Low-salt diet suits White-headed Ducks
Iraqi conservations training in Syria have found unexpectedly large numbers of wintering White-headed Ducks .
A total of 725 birds were recorded at Sabkhat Al-Jabbul, a large salt lake near Aleppo, in January this year. The global population of this Endangered species, which has declined rapidly in the southwest Asian part of its range, is estimated at 8,000 to 13,000 birds.
"The concentration of 725 individuals at Sabkhat Al-Jabbul constitutes at least 7% and perhaps as much as 14.5%, of the estimated regional population," said Richard Porter of BirdLife's Middle East Division.

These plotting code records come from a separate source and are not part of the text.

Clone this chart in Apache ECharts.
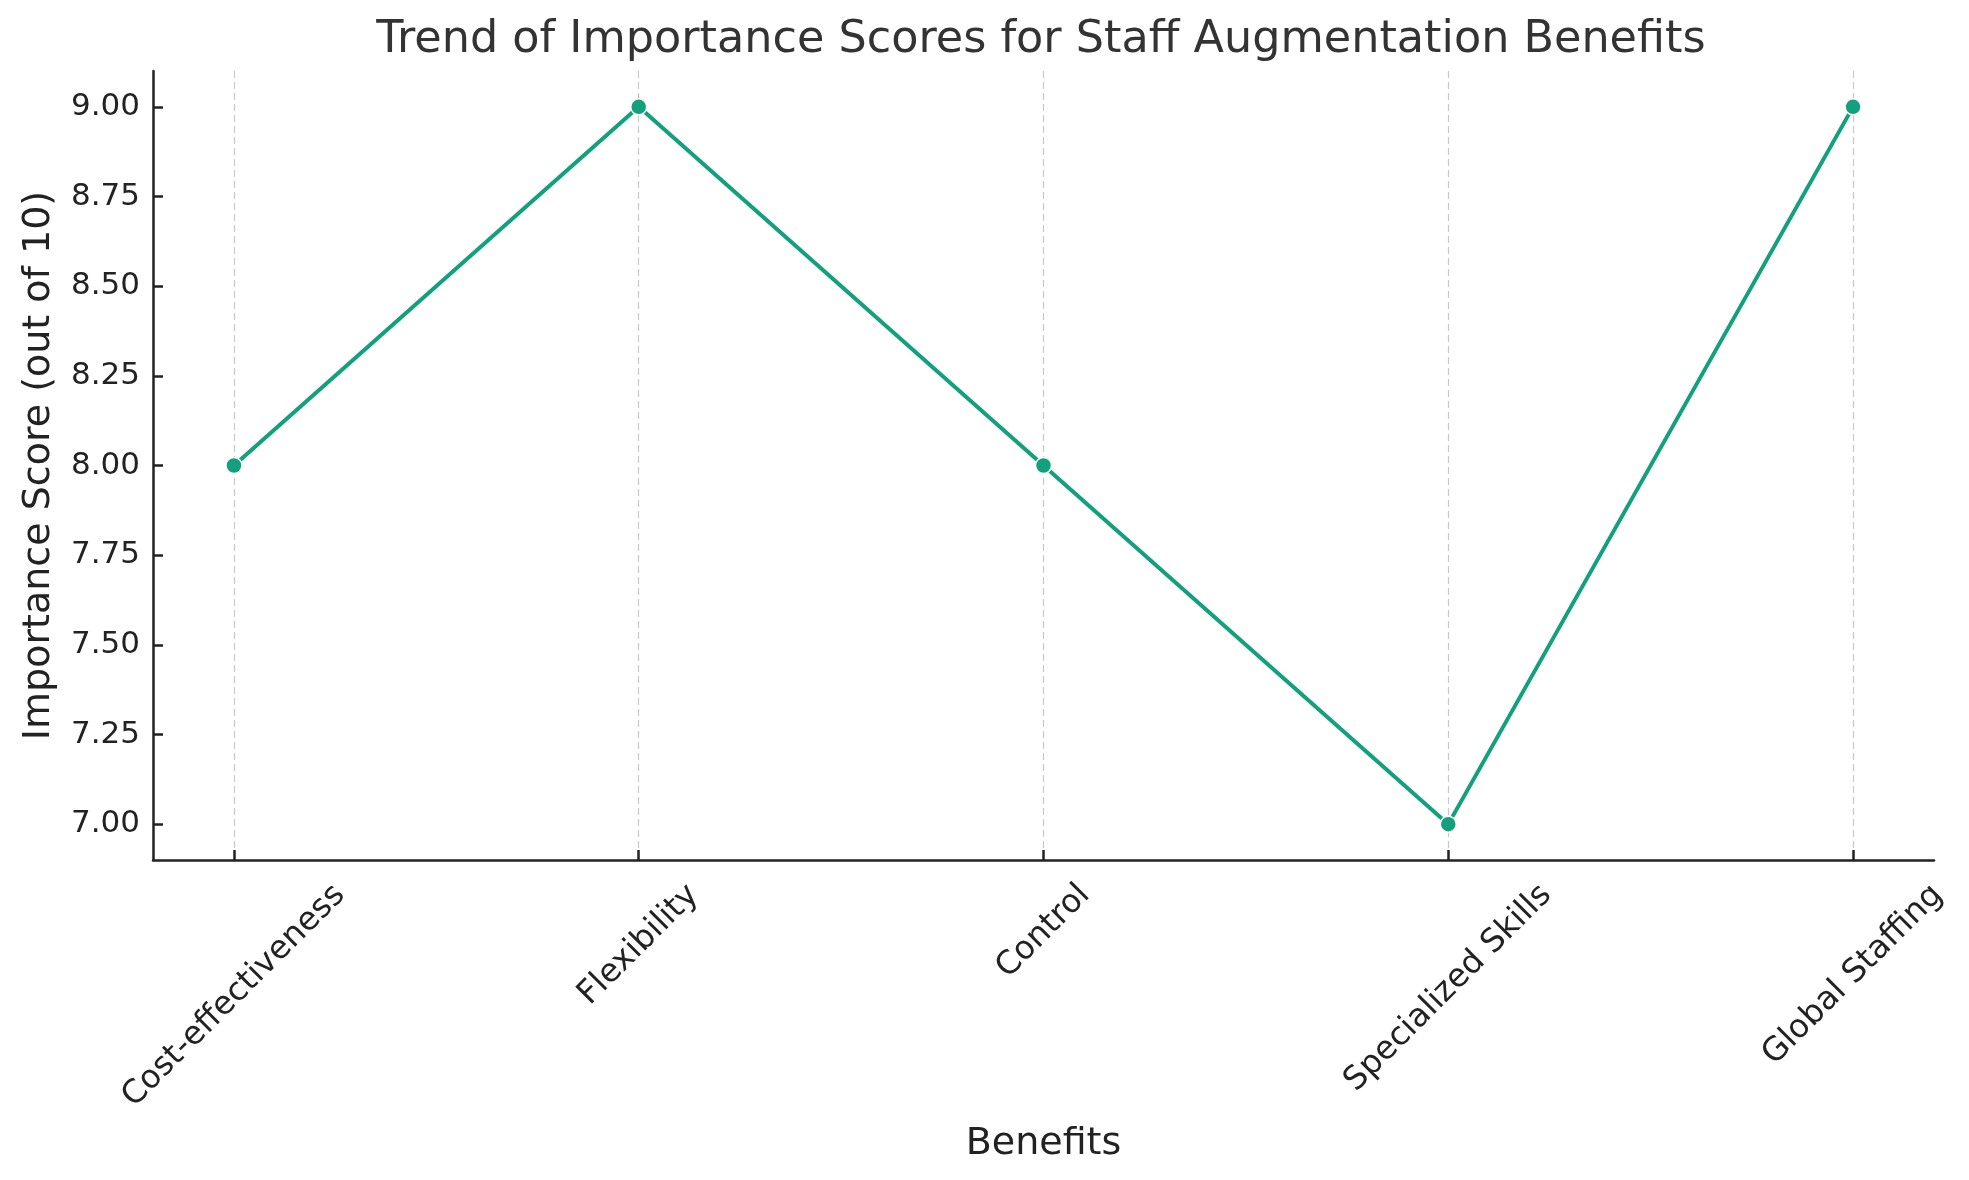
<!DOCTYPE html>
<html>
<head>
<meta charset="utf-8">
<title>Trend of Importance Scores</title>
<script src="https://cdn.jsdelivr.net/npm/echarts@6/dist/echarts.min.js"></script>
<style>
    html, body { margin: 0; padding: 0; background: #fff; }
    #chart { width: 1969px; height: 1180px; }
</style>
</head>
<body>
<div id="chart"></div>
<script>
var benefits = ['Cost-effectiveness', 'Flexibility', 'Control', 'Specialized Skills', 'Global Staffing'];
var scores = [8, 9, 8, 7, 9];
var yTicks = [7.00, 7.25, 7.50, 7.75, 8.00, 8.25, 8.50, 8.75, 9.00];
var xTicks = [0, 1, 2, 3, 4];

var FONT = '"DejaVu Sans", sans-serif';
var labelSize = 32.5;
var labelLine = 37;

// matplotlib centres rotated tick labels under the tick; pad each label so ECharts does the same
var canvas = document.createElement('canvas');
var ctx = canvas.getContext('2d');
ctx.font = labelSize + 'px ' + FONT;
var rich = {};
benefits.forEach(function (name, i) {
    var w = ctx.measureText(name).width;
    var p = 0.5 * (w + labelLine);
    rich['c' + i] = {
        fontSize: labelSize,
        fontFamily: FONT,
        color: '#222',
        lineHeight: labelLine,
        padding: [p, p, 0, 0]
    };
});

var myChart = echarts.init(document.getElementById('chart'));
var option = {
    backgroundColor: '#fff',
    animation: false,
    title: {
        text: 'Trend of Importance Scores for Staff Augmentation Benefits',
        left: 1036,
        textAlign: 'center',
        top: 13,
        textStyle: {
            fontSize: 44.5,
            fontWeight: 'normal',
            color: '#333',
            fontFamily: FONT
        }
    },
    grid: {
        left: 153,
        right: 35,
        top: 71,
        bottom: 320,
        containLabel: false,
        outerBoundsMode: 'none'
    },
    xAxis: {
        type: 'value',
        min: -0.2,
        max: 4.2,
        name: 'Benefits',
        nameLocation: 'middle',
        nameGap: 265,
        nameTextStyle: { fontSize: 38, color: '#222', fontFamily: FONT },
        axisLine: { show: true, onZero: false, lineStyle: { color: '#222', width: 2.5 } },
        axisTick: {
            show: true,
            inside: true,
            length: 10,
            customValues: xTicks,
            lineStyle: { color: '#222', width: 2.5 }
        },
        axisLabel: {
            customValues: xTicks,
            rotate: 45,
            align: 'center',
            verticalAlign: 'middle',
            margin: 17,
            formatter: function (v) {
                var i = Math.round(v);
                return '{c' + i + '|' + benefits[i] + '}';
            },
            rich: rich
        },
        splitLine: {
            show: true,
            lineStyle: { color: '#c8c8c8', width: 1.2, type: [7, 4] }
        }
    },
    yAxis: {
        type: 'value',
        min: 6.9,
        max: 9.1,
        name: 'Importance Score (out of 10)',
        nameLocation: 'middle',
        nameGap: 95,
        nameRotate: 90,
        nameTextStyle: { fontSize: 38, color: '#222', fontFamily: FONT },
        axisLine: { show: true, onZero: false, lineStyle: { color: '#222', width: 2.5 } },
        axisTick: {
            show: true,
            inside: true,
            length: 10,
            customValues: yTicks,
            lineStyle: { color: '#222', width: 2.5 }
        },
        axisLabel: {
            customValues: yTicks,
            margin: 13,
            fontSize: 31,
            color: '#222',
            fontFamily: FONT,
            formatter: function (v) { return v.toFixed(2); }
        },
        splitLine: { show: false }
    },
    series: [{
        type: 'line',
        data: scores.map(function (s, i) { return [xTicks[i], s]; }),
        symbol: 'circle',
        symbolSize: 16,
        lineStyle: { color: '#13a07c', width: 4 },
        itemStyle: { color: '#13a07c', borderColor: '#fff', borderWidth: 1.5 }
    }]
};
myChart.setOption(option);
</script>
</body>
</html>
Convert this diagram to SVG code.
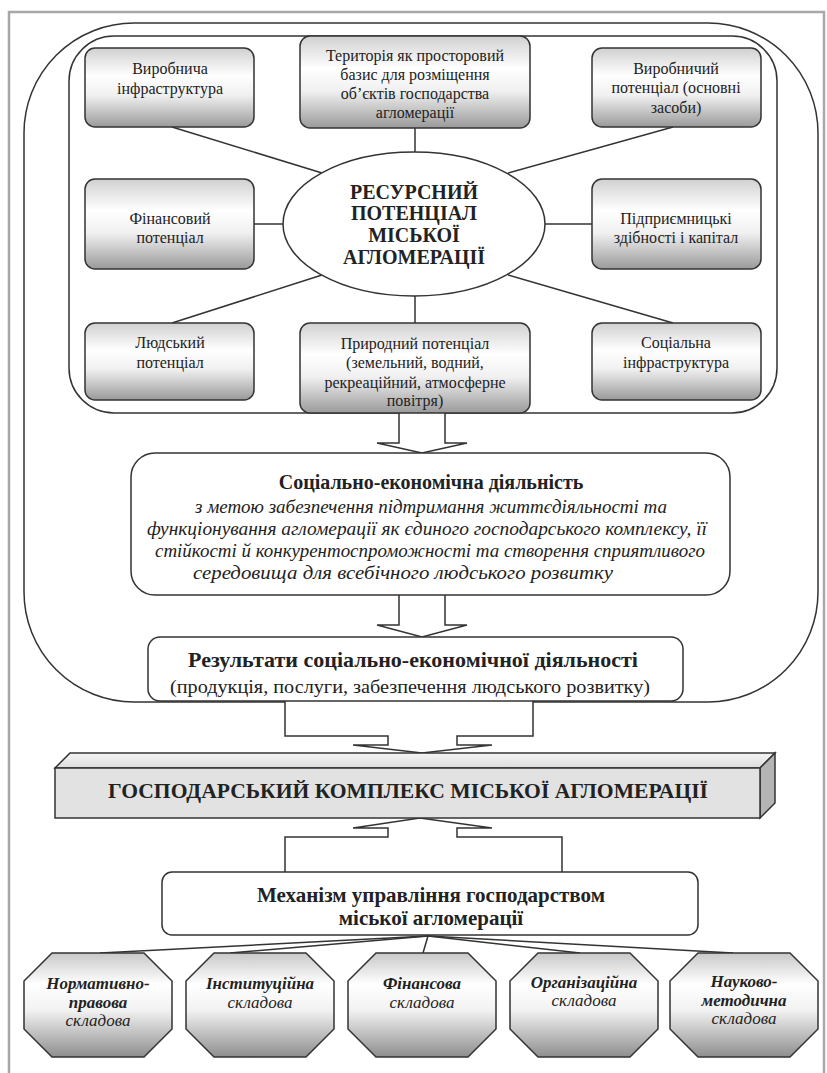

There is no evidence that the White-headed Ducks Oxyura leucocephala occurred in large numbers at Sabkhat Al-Jabbul in the past. It seems likely that recent changes in the hydrology of the lake, particularly higher and more stable water levels and lower salinities resulting from the discharge of surplus irrigation water into the lake, have created new habitats which are more suitable for White-headed Ducks than the highly saline conditions and widely fluctuating water levels of the past.
"Sabkhat Al-Jabbul may now be one of the most important wintering areas for the White-headed Duck in the world," asserted Richard Porter. "The possibility that the species breeds in the area should also be investigated, as local villagers report seeing ducks with white heads during the breeding season."